Cummins has complained that 3D Printing Machinery requires a regular stream of software and hardware updates. The technology is going through rapid research and development phases as the manufacturers learn more about how to streamline additive manufacturing. The whole industry is being developed from the ground up and growing pains are commonplace in these early stages. It can be difficult for the end users to learn a new system, adapt to a new interface or upgrade old machinery to accommodate changes in the field.
One of the major hurdles the 3D Printing Industry is learning to overcome is how to develop more robust machinery to meet a continuous workflow. R&D engineers had not anticipated their machinery was going to be used 24 hours a day for months on end. Durability of the internal components currently in place are not rated for a high-output industrial use. Mr. England stated, “The units that we have here are finally getting past the 50 percent uptime availability measure, and that’s after we deduct time for scheduled maintenance. It’s been a big challenge.”
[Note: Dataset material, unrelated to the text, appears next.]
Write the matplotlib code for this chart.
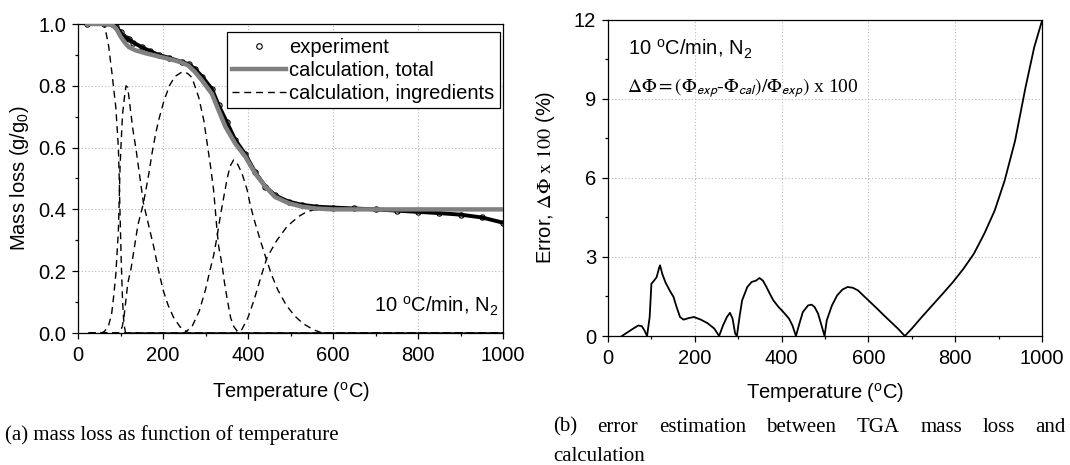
import matplotlib
matplotlib.use('Agg')
import matplotlib.pyplot as plt
from matplotlib.lines import Line2D

# Mass loss, experiment (g/g0).
temp_exp = [22, 60, 80, 90, 100, 106, 112, 120, 130, 150, 170, 190, 215, 245, 260, 275, 292, 315, 331, 350,
            370, 394, 417, 441, 464, 496, 527, 560, 600, 650, 700, 750, 800, 850, 900, 950, 1000]
mass_exp = [1.0, 1.0, 0.999, 0.99, 0.975, 0.96, 0.955, 0.95, 0.94, 0.925, 0.912, 0.90, 0.89, 0.877, 0.87, 0.855, 0.83, 0.79, 0.737, 0.683,
            0.625, 0.578, 0.52, 0.474, 0.445, 0.425, 0.415, 0.409, 0.406, 0.403, 0.40, 0.396, 0.392, 0.388, 0.383, 0.374, 0.357]

# Mass loss, calculation total.
temp_calc = [22, 60, 80, 90, 100, 110, 120, 135, 160, 190, 220, 245, 260, 275, 292, 315, 331, 347, 370, 394,
             417, 441, 464, 496, 527, 560, 600, 1000]
mass_calc = [1.0, 1.0, 0.997, 0.985, 0.96, 0.94, 0.925, 0.915, 0.905, 0.895, 0.885, 0.875, 0.865, 0.845, 0.817, 0.774, 0.72, 0.667, 0.613, 0.57,
             0.516, 0.473, 0.44, 0.42, 0.409, 0.403, 0.40, 0.40]

# Calculation, ingredients.
temp_a = [25, 60, 64, 72, 80, 89, 95, 97, 99, 102, 105, 108, 112, 1000]
comp_a = [1.0, 1.0, 0.985, 0.93, 0.84, 0.73, 0.60, 0.50, 0.38, 0.22, 0.10, 0.03, 0.0, 0.0]

temp_b = [25, 55, 62, 71, 79, 84, 89, 92, 95, 97, 99, 101, 103, 105, 109, 113, 117, 121, 129, 137,
          145, 154, 166, 178, 190, 200, 212, 225, 240, 260, 1000]
comp_b = [0.0, 0.0, 0.005, 0.02, 0.06, 0.12, 0.19, 0.26, 0.33, 0.43, 0.54, 0.60, 0.66, 0.71, 0.76, 0.80, 0.795, 0.75, 0.66, 0.59,
          0.51, 0.42, 0.35, 0.28, 0.20, 0.14, 0.09, 0.05, 0.02, 0.0, 0.0]

temp_c = [25, 97, 104, 108, 113, 117, 125, 133, 141, 154, 166, 174, 182, 190, 202, 215, 228, 245, 258, 268,
          284, 296, 304, 312, 319, 323, 327, 331, 339, 345, 351, 359, 367, 378, 1000]
comp_c = [0.0, 0.0, 0.02, 0.05, 0.11, 0.16, 0.21, 0.28, 0.35, 0.42, 0.51, 0.58, 0.64, 0.69, 0.75, 0.80, 0.83, 0.845, 0.84, 0.827,
          0.763, 0.688, 0.613, 0.538, 0.463, 0.40, 0.334, 0.28, 0.22, 0.16, 0.11, 0.05, 0.02, 0.0, 0.0]

temp_d = [25, 250, 268, 285, 300, 310, 319, 327, 335, 343, 351, 358, 366, 376, 386, 398, 406, 417, 429, 441,
          455, 470, 490, 510, 530, 555, 575, 1000]
comp_d = [0.0, 0.0, 0.02, 0.07, 0.14, 0.20, 0.25, 0.31, 0.38, 0.44, 0.50, 0.54, 0.56, 0.545, 0.516, 0.463, 0.41, 0.355, 0.30, 0.248,
          0.19, 0.14, 0.09, 0.055, 0.03, 0.01, 0.0, 0.0]

temp_e = [25, 370, 385, 400, 415, 430, 445, 468, 492, 519, 539, 560, 1000]
comp_e = [0.0, 0.0, 0.01, 0.05, 0.11, 0.18, 0.245, 0.30, 0.345, 0.377, 0.393, 0.40, 0.40]

ingredients = [(temp_a, comp_a), (temp_b, comp_b), (temp_c, comp_c), (temp_d, comp_d), (temp_e, comp_e)]

# Error between experiment and calculation (%).
temp_err = [32, 46, 58, 70, 78, 84, 90, 96, 100, 106, 112, 118, 120, 125, 132, 142, 151, 158, 166, 174,
            186, 198, 214, 229, 245, 256, 265, 274, 281, 287, 293, 297, 303, 309, 321, 331, 341, 349, 357, 365,
            373, 381, 393, 404, 417, 425, 433, 441, 449, 461, 469, 476, 484, 492, 499, 504, 516, 528, 540, 552,
            564, 576, 588, 604, 620, 636, 652, 668, 684, 700, 723, 747, 771, 795, 819, 843, 867, 891, 914, 938,
            962, 982, 1000]
err = [0.0, 0.15, 0.28, 0.40, 0.37, 0.21, 0.0, 0.72, 1.98, 2.10, 2.23, 2.60, 2.68, 2.36, 2.05, 1.73, 1.48, 1.10, 0.72, 0.62,
       0.68, 0.72, 0.62, 0.49, 0.28, 0.0, 0.40, 0.72, 0.88, 0.66, 0.09, 0.0, 0.72, 1.35, 1.86, 2.05, 2.10, 2.20, 2.10, 1.86,
       1.60, 1.35, 1.10, 0.91, 0.66, 0.40, 0.0, 0.47, 0.91, 1.16, 1.19, 1.10, 0.85, 0.40, 0.0, 0.59, 1.16, 1.54, 1.76, 1.86,
       1.83, 1.73, 1.54, 1.29, 1.04, 0.78, 0.53, 0.28, 0.0, 0.28, 0.72, 1.16, 1.60, 2.05, 2.55, 3.12, 3.88, 4.76, 5.90, 7.41,
       9.43, 10.95, 11.96]

caption_a = '(a) mass loss as function of temperature'
caption_b1 = ['(b)', 'error', 'estimation', 'between', 'TGA', 'mass', 'loss', 'and']
caption_b2 = 'calculation'

plt.rcParams['font.family'] = ['Liberation Sans', 'DejaVu Sans']
plt.rcParams['mathtext.fontset'] = 'custom'
plt.rcParams['mathtext.rm'] = 'Liberation Sans'
plt.rcParams['mathtext.it'] = 'Liberation Sans:italic'
plt.rcParams['mathtext.bf'] = 'Liberation Sans:bold'

FS = 14.5
W, H = 1070, 465
fig = plt.figure(figsize=(W / 100, H / 100), dpi=100)

def px_axes(x0, y0, x1, y1):
  # Axes from pixel corners (top-left origin).
  return fig.add_axes([x0 / W, 1 - y1 / H, (x1 - x0) / W, (y1 - y0) / H])

def style(ax):
  ax.tick_params(which='both', direction='out', top=False, right=False, labelsize=FS, color='black')
  ax.tick_params(which='major', length=4.5, width=0.9, pad=4)
  ax.tick_params(which='minor', length=2.5, width=0.9)
  ax.tick_params(axis='x', pad=5)
  ax.grid(True, which='major', linestyle=(0, (1, 2)), color='#b8b8b8', linewidth=0.8)
  for sp in ax.spines.values():
    sp.set_linewidth(0.9)
    sp.set_color('black')

# (a) mass loss.
ax1 = px_axes(78, 24, 503, 333)
for t, c in ingredients:
  ax1.plot(t, c, color='black', lw=1.0, ls=(0, (5, 3.5)), zorder=2)
ax1.plot(temp_exp, mass_exp, color='black', lw=2.8, marker='o', ms=3.8, mfc='none', mec='black', mew=0.8, zorder=3)
ax1.plot(temp_calc, mass_calc, color='#808080', lw=3.2, zorder=4)
ax1.set_xlim(0, 1000)
ax1.set_ylim(0, 1.0)
ax1.set_xticks(range(0, 1001, 200))
ax1.set_xticks(range(100, 1000, 200), minor=True)
ax1.set_yticks([0.0, 0.2, 0.4, 0.6, 0.8, 1.0])
ax1.set_yticks([0.1, 0.3, 0.5, 0.7, 0.9], minor=True)
ax1.set_yticklabels(['0.0', '0.2', '0.4', '0.6', '0.8', '1.0'])
style(ax1)
ax1.set_xlabel('Temperature ($^{\\rm o}$C)', fontsize=FS, va='top')
ax1.set_ylabel('Mass loss (g/g$_0$)', fontsize=FS)
ax1.xaxis.set_label_coords(0.5, -0.152)
ax1.yaxis.set_label_coords(-0.11, 0.5)
ax1.text(988, 0.068, '10 $^{\\rm o}$C/min, N$_2$', fontsize=FS, ha='right', va='baseline')

handles = [
  Line2D([], [], ls='none', marker='o', ms=4, mfc='none', mec='black', mew=0.8),
  Line2D([], [], color='#808080', lw=3.2),
  Line2D([], [], color='black', lw=1.0, ls=(0, (5, 3.5))),
]
leg = ax1.legend(handles, ['experiment', 'calculation, total', 'calculation, ingredients'],
                 loc='upper right', bbox_to_anchor=(0.992, 0.974), borderaxespad=0, fontsize=FS,
                 fancybox=False, framealpha=1, edgecolor='black', borderpad=0.28,
                 handlelength=2.65, handletextpad=0.15, labelspacing=0.2)
leg.get_frame().set_linewidth(0.9)

# (b) error.
ax2 = px_axes(608, 19.7, 1042, 336)
ax2.plot(temp_err, err, color='black', lw=1.3)
ax2.set_xlim(0, 1000)
ax2.set_ylim(0, 12)
ax2.set_xticks(range(0, 1001, 200))
ax2.set_xticks(range(100, 1000, 200), minor=True)
ax2.set_yticks([0, 3, 6, 9, 12])
ax2.set_yticks([1.5, 4.5, 7.5, 10.5], minor=True)
style(ax2)
ax2.set_xlabel('Temperature ($^{\\rm o}$C)', fontsize=FS, va='top')
ax2.set_ylabel('Error, $\\Delta\\Phi\\ \\mathrm{x\\ 100}$ (%)', fontsize=FS, math_fontfamily='stix')
ax2.xaxis.set_label_coords(0.5, -0.142)
ax2.yaxis.set_label_coords(-0.1175, 0.5)
ax2.text(45, 10.66, '10 $^{\\rm o}$C/min, N$_2$', fontsize=FS, ha='left', va='baseline')
ax2.text(44, 9.27, '$\\Delta\\Phi = (\\Phi_{\\mathsf{exp}}$-$\\Phi_{\\mathsf{cal}})/\\Phi_{\\mathsf{exp}})$ x 100',
         fontsize=14, ha='left', va='baseline', family='Liberation Serif', math_fontfamily='stix')

# Captions below the panels.
cap_kw = dict(family='Liberation Serif', fontsize=15, va='center')
fig.text(5 / W, 1 - 435 / H, caption_a, ha='left', **cap_kw)
fig.text(553 / W, 1 - 456 / H, caption_b2, ha='left', **cap_kw)

# Justify the first line of caption (b).
renderer = fig.canvas.get_renderer()
words = [fig.text(0, 1 - 427 / H, w, ha='left', **cap_kw) for w in caption_b1]
widths = [t.get_window_extent(renderer).width for t in words]
left, right = 553, 1066
gap = (right - left - sum(widths)) / (len(words) - 1)
x = left
for t, w in zip(words, widths):
  t.set_x(x / W)
  x += w + gap

fig.savefig('out.png', dpi=100)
Other issues surrounding 3D Printing of new engine parts is quality control. Currently, a casting made in any number of Cummins’ facilities worldwide will be held to strict production specifications to ensure the parts are exactly the same no matter where they are forged. With 3D Printing each piece of machinery is so customized that no two are exactly alike. Cummins determined that the level of consistency between parts produced on different machinery is still too great for mass production. The company discovered that an engine part produced on one machine will not exactly match the same part produced on another machine even though the brand, make, model, serial number and user inputs were exactly the same. Mr. England stated, “Until we can get it right every time, it’s not something we’re going to engage.”
However, Cummins sees an immediate use of 3D Printing in prototype development. In the R&D division, creating real world prototypes of parts and engines in a matter of hours is a huge plus for the company. Creating new prototypes of parts requires the creation of plastic molds. With 3D Printing Cummins has produced new injection mold tooling to create complicated designs very quickly. For example the creation of complex cooling passages within various engine parts can be built into the plastic mold much quicker than with traditional methods. Mr. England stated, “A lot of times our volumes aren’t great enough to financially justify using injection-molded plastic, because of the cost of amortizing molds. Having [additive] now makes plastic injection molding a viable and cost competitive process for lower volumes.”
Positive Environmental Impact:
In addition to the potential cost savings and shorter lead times, 3D Printing of automotive parts will reduce the environmental impact of manufacturing these parts. Injection-Molded Plastic vs. sand casting aluminum parts reduces the entire carbon footprint through the entire product life-cycle. Currently, engine castings are produced with a consistent metal alloy mixture throughout the part. High-quality material like nickel and chromium are used in mass qualities by Cummins due to their ability to handle high temperatures and pressures. With 3D Printing the ability to only strengthen areas which need higher strength material will cut down on mining costs.
We are living in some exciting times where the limits of technology seem endless. It looks like 3D Printing is on the right track as far as engine parts production goes but time will tell how big an impact on the industry it will have.